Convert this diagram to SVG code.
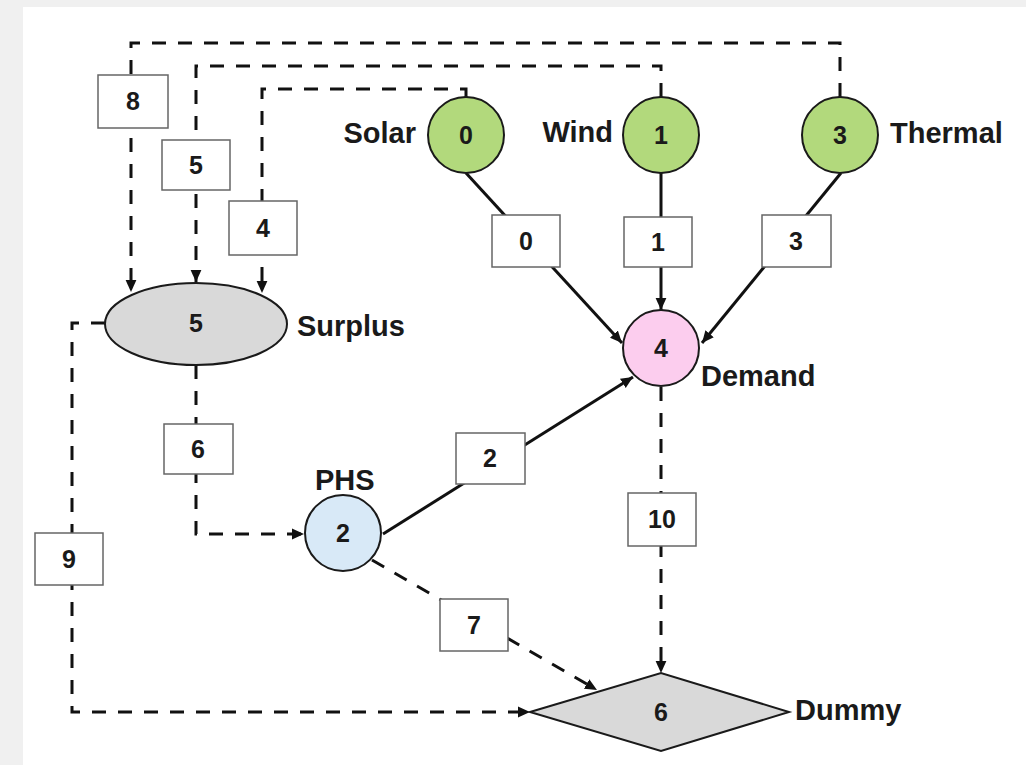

══════════

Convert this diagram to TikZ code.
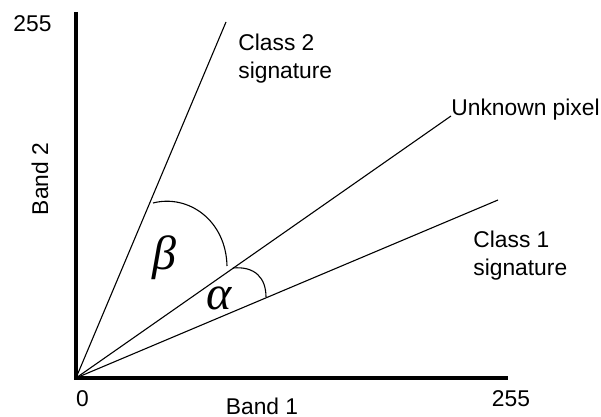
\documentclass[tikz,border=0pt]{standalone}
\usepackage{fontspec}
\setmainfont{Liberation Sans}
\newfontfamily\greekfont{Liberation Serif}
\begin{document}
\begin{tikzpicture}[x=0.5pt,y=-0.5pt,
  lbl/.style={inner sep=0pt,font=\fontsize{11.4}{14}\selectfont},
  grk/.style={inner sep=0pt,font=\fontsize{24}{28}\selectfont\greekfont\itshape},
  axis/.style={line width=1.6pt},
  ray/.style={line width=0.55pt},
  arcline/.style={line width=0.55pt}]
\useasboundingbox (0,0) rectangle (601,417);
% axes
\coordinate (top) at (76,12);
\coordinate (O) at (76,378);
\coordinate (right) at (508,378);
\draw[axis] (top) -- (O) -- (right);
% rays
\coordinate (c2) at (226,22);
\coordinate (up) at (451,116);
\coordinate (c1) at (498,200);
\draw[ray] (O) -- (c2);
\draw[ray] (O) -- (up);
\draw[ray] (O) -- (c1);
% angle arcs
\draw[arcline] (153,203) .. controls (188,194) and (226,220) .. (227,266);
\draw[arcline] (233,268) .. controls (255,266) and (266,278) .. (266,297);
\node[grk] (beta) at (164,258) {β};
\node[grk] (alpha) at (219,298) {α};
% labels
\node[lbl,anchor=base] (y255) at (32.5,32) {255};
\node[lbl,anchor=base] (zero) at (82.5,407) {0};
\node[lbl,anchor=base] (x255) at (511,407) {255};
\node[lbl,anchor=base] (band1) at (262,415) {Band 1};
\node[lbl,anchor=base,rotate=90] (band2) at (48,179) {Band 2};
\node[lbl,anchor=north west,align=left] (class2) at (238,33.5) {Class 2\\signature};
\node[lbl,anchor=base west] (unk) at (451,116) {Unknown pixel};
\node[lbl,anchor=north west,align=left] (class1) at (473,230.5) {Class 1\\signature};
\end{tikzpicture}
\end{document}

══════════

### PROBLEM DESCRIPTION
Give only the number of lines in the entries above that contain the string "this".

### EXERCISE ANSWER
2